Exercise: Copy exactly the lines from the beginning of the data down to and including the line holding "p2_priv_ci = [0.63, 0.60, 0.60, 0.70, 0.55, 0.55, 0.60, 0.62]", without any pictures.

Recorded data:
•••••

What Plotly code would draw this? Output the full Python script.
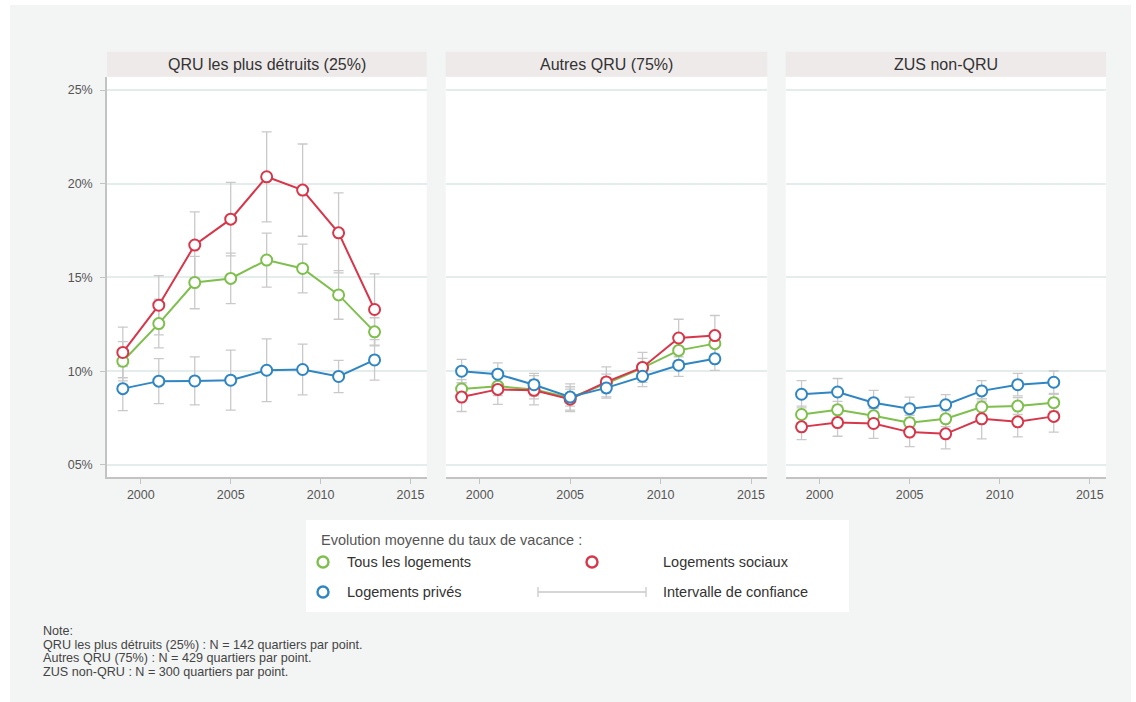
import plotly.graph_objects as go

W, H = 1136, 702

# ---------------- data ----------------
years = [1999, 2001, 2003, 2005, 2007, 2009, 2011, 2013]
panel_titles = ["QRU les plus détruits (25%)", "Autres QRU (75%)", "ZUS non-QRU"]
series_names = ["Tous les logements", "Logements sociaux", "Logements privés"]

# Panel 1 : QRU les plus détruits
p1_tous = [10.53, 12.54, 14.73, 14.95, 15.93, 15.48, 14.07, 12.10]
p1_soc = [11.00, 13.52, 16.73, 18.11, 20.37, 19.66, 17.38, 13.29]
p1_priv = [9.07, 9.47, 9.48, 9.52, 10.05, 10.09, 9.72, 10.60]
p1_tous_ci = [1.05, 1.30, 1.40, 1.35, 1.44, 1.30, 1.30, 0.75]
p1_soc_ci = [1.35, 1.58, 1.77, 1.96, 2.40, 2.46, 2.13, 1.90]
p1_priv_ci = [1.17, 1.20, 1.28, 1.60, 1.67, 1.35, 0.86, 1.08]

# Panel 2 : Autres QRU
p2_tous = [9.05, 9.20, 9.02, 8.59, 9.34, 10.18, 11.11, 11.47]
p2_soc = [8.62, 9.03, 8.98, 8.51, 9.43, 10.20, 11.77, 11.90]
p2_priv = [10.00, 9.84, 9.28, 8.62, 9.11, 9.73, 10.32, 10.66]
p2_tous_ci = [0.50, 0.50, 0.50, 0.45, 0.50, 0.50, 0.55, 0.55]
p2_soc_ci = [0.77, 0.80, 0.78, 0.66, 0.80, 0.80, 1.00, 1.07]
p2_priv_ci = [0.63, 0.60, 0.60, 0.70, 0.55, 0.55, 0.60, 0.62]

# Panel 3 : ZUS non-QRU
p3_tous = [7.69, 7.94, 7.62, 7.25, 7.46, 8.09, 8.14, 8.32]
p3_soc = [7.03, 7.26, 7.21, 6.75, 6.66, 7.46, 7.30, 7.59]
p3_priv = [8.77, 8.89, 8.32, 8.00, 8.21, 8.95, 9.28, 9.41]
p3_tous_ci = [0.45, 0.45, 0.42, 0.40, 0.42, 0.45, 0.45, 0.45]
p3_soc_ci = [0.68, 0.73, 0.79, 0.77, 0.80, 1.07, 0.80, 0.84]
p3_priv_ci = [0.73, 0.72, 0.66, 0.62, 0.54, 0.55, 0.60, 0.60]

x_ticks = [2000, 2005, 2010, 2015]
y_ticks = [5, 10, 15, 20, 25]
y_ticklabels = ["05%", "10%", "15%", "20%", "25%"]

legend_title = "Evolution moyenne du taux de vacance :"
ci_label = "Intervalle de confiance"
note_lines = [
    "Note:",
    "QRU les plus détruits (25%) : N = 142 quartiers par point.",
    "Autres QRU (75%) : N = 429 quartiers par point.",
    "ZUS non-QRU : N = 300 quartiers par point.",
]

# ---------------- style ----------------
FONT = "Liberation Sans, Arial, sans-serif"
C_GREEN = "#7fbf4d"
C_RED = "#d7374b"
C_BLUE = "#2f86c2"
C_ERR = "#c9c9c9"
C_GRID = "#e4ecec"
C_AXIS = "#c3c3c3"
C_BG = "#f3f4f4"
C_HEAD = "#eeeaea"

def px(x):
    return x / W

def py(y):
    return 1 - y / H

panels = [
    dict(x0=107, x1=426.7, tous=p1_tous, soc=p1_soc, priv=p1_priv,
         tous_ci=p1_tous_ci, soc_ci=p1_soc_ci, priv_ci=p1_priv_ci),
    dict(x0=445.7, x1=767.3, tous=p2_tous, soc=p2_soc, priv=p2_priv,
         tous_ci=p2_tous_ci, soc_ci=p2_soc_ci, priv_ci=p2_priv_ci),
    dict(x0=785.7, x1=1106, tous=p3_tous, soc=p3_soc, priv=p3_priv,
         tous_ci=p3_tous_ci, soc_ci=p3_soc_ci, priv_ci=p3_priv_ci),
]
PLOT_TOP, PLOT_BOT = 76.7, 477.3
HEAD_TOP = 51.7

fig = go.Figure()
layout_axes = {}
shapes = []
annotations = []

# white page border around the grey card
for (a, b, c, d) in [(0, W, 0, 5), (0, 10, 0, H), (1131, W, 0, H)]:
    shapes.append(dict(type="rect", xref="paper", yref="paper", x0=px(a), x1=px(b),
                       y0=py(d), y1=py(c), fillcolor="white", line_width=0, layer="below"))

for i, p in enumerate(panels):
    n = i + 1
    xa = "x" if n == 1 else f"x{n}"
    ya = "y" if n == 1 else f"y{n}"
    # error bars first (drawn below lines)
    for vals, ci in [(p["tous"], p["tous_ci"]), (p["soc"], p["soc_ci"]), (p["priv"], p["priv_ci"])]:
        fig.add_trace(go.Scatter(
            x=years, y=vals, mode="markers", xaxis=xa, yaxis=ya,
            marker=dict(size=1, color="rgba(0,0,0,0)"),
            error_y=dict(type="data", array=ci, visible=True, color=C_ERR,
                         thickness=1.3, width=5),
            showlegend=False, hoverinfo="skip"))
    for vals, col, name in [(p["tous"], C_GREEN, series_names[0]),
                            (p["soc"], C_RED, series_names[1]),
                            (p["priv"], C_BLUE, series_names[2])]:
        fig.add_trace(go.Scatter(
            x=years, y=vals, mode="lines+markers", xaxis=xa, yaxis=ya, name=name,
            line=dict(color=col, width=2),
            marker=dict(size=11, color="white", line=dict(color=col, width=2)),
            showlegend=False))

    xkey = "xaxis" if n == 1 else f"xaxis{n}"
    ykey = "yaxis" if n == 1 else f"yaxis{n}"
    layout_axes[xkey] = dict(
        domain=[px(p["x0"]), px(p["x1"])], anchor=ya,
        range=[1998.12, 2015.9], tickvals=x_ticks, ticks="outside", ticklen=5,
        tickcolor=C_AXIS, tickwidth=1, showgrid=False, zeroline=False,
        showline=True, linecolor=C_AXIS, linewidth=1.5,
        tickfont=dict(size=12.5, color="#555555", family=FONT))
    layout_axes[ykey] = dict(
        domain=[py(PLOT_BOT), py(PLOT_TOP)], anchor=xa,
        range=[4.34, 25.71], tickvals=y_ticks, ticktext=y_ticklabels,
        showgrid=True, gridcolor=C_GRID, gridwidth=1.5, zeroline=False,
        showline=(n == 1), linecolor=C_AXIS, linewidth=1.5,
        ticks="outside" if n == 1 else "", ticklen=5, tickcolor=C_AXIS,
        showticklabels=(n == 1), ticklabelstandoff=5,
        tickfont=dict(size=12.5, color="#555555", family=FONT))

    shapes.append(dict(type="rect", xref="paper", yref="paper",
                       x0=px(p["x0"]), x1=px(p["x1"]), y0=py(PLOT_TOP), y1=py(HEAD_TOP),
                       fillcolor=C_HEAD, line_width=0, layer="below"))
    annotations.append(dict(text=panel_titles[i], xref="paper", yref="paper",
                            x=px((p["x0"] + p["x1"]) / 2), y=py(64.5),
                            xanchor="center", yanchor="middle", showarrow=False,
                            font=dict(size=16, color="#333333", family=FONT)))

# ---------------- legend (drawn) ----------------
shapes.append(dict(type="rect", xref="paper", yref="paper", x0=px(306), x1=px(849),
                   y0=py(612), y1=py(520), fillcolor="white", line_width=0, layer="below"))

def circle(cx, cy, col):
    r = 5.5
    return dict(type="circle", xref="paper", yref="paper",
                x0=px(cx - r), x1=px(cx + r), y0=py(cy + r), y1=py(cy - r),
                line=dict(color=col, width=2.4), fillcolor="white")

shapes.append(circle(323, 562, C_GREEN))
shapes.append(circle(592, 562, C_RED))
shapes.append(circle(323, 592, C_BLUE))
shapes.append(dict(type="line", xref="paper", yref="paper", x0=px(538), x1=px(646),
                   y0=py(592), y1=py(592), line=dict(color=C_ERR, width=1.3)))
for xx in (538, 646):
    shapes.append(dict(type="line", xref="paper", yref="paper", x0=px(xx), x1=px(xx),
                       y0=py(597), y1=py(587), line=dict(color=C_ERR, width=1.3)))

def txt(s, x, y, size=14.5, color="#333333", xanchor="left"):
    return dict(text=s, xref="paper", yref="paper", x=px(x), y=py(y), xanchor=xanchor,
                yanchor="middle", showarrow=False, font=dict(size=size, color=color, family=FONT))

annotations.append(txt(legend_title, 319, 540, 14.5, "#555555"))
annotations.append(txt(series_names[0], 345, 562))
annotations.append(txt(series_names[1], 661, 562))
annotations.append(txt(series_names[2], 345, 592))
annotations.append(txt(ci_label, 661, 592))

for k, line in enumerate(note_lines):
    annotations.append(txt(line, 41, 631 + k * 13.7, 12.6, "#444444"))

fig.update_layout(
    width=W, height=H, margin=dict(l=0, r=0, t=0, b=0),
    paper_bgcolor=C_BG, plot_bgcolor="white",
    shapes=shapes, annotations=annotations, showlegend=False,
    font=dict(family=FONT), **layout_axes)

fig.write_html("out.html", config={"displayModeBar": False},
               post_script="document.body.style.margin='0';document.body.style.overflow='hidden';")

•••••

Written solution:
What Plotly code would draw this? Output the full Python script.
import plotly.graph_objects as go

W, H = 1136, 702

# ---------------- data ----------------
years = [1999, 2001, 2003, 2005, 2007, 2009, 2011, 2013]
panel_titles = ["QRU les plus détruits (25%)", "Autres QRU (75%)", "ZUS non-QRU"]
series_names = ["Tous les logements", "Logements sociaux", "Logements privés"]

# Panel 1 : QRU les plus détruits
p1_tous = [10.53, 12.54, 14.73, 14.95, 15.93, 15.48, 14.07, 12.10]
p1_soc = [11.00, 13.52, 16.73, 18.11, 20.37, 19.66, 17.38, 13.29]
p1_priv = [9.07, 9.47, 9.48, 9.52, 10.05, 10.09, 9.72, 10.60]
p1_tous_ci = [1.05, 1.30, 1.40, 1.35, 1.44, 1.30, 1.30, 0.75]
p1_soc_ci = [1.35, 1.58, 1.77, 1.96, 2.40, 2.46, 2.13, 1.90]
p1_priv_ci = [1.17, 1.20, 1.28, 1.60, 1.67, 1.35, 0.86, 1.08]

# Panel 2 : Autres QRU
p2_tous = [9.05, 9.20, 9.02, 8.59, 9.34, 10.18, 11.11, 11.47]
p2_soc = [8.62, 9.03, 8.98, 8.51, 9.43, 10.20, 11.77, 11.90]
p2_priv = [10.00, 9.84, 9.28, 8.62, 9.11, 9.73, 10.32, 10.66]
p2_tous_ci = [0.50, 0.50, 0.50, 0.45, 0.50, 0.50, 0.55, 0.55]
p2_soc_ci = [0.77, 0.80, 0.78, 0.66, 0.80, 0.80, 1.00, 1.07]
p2_priv_ci = [0.63, 0.60, 0.60, 0.70, 0.55, 0.55, 0.60, 0.62]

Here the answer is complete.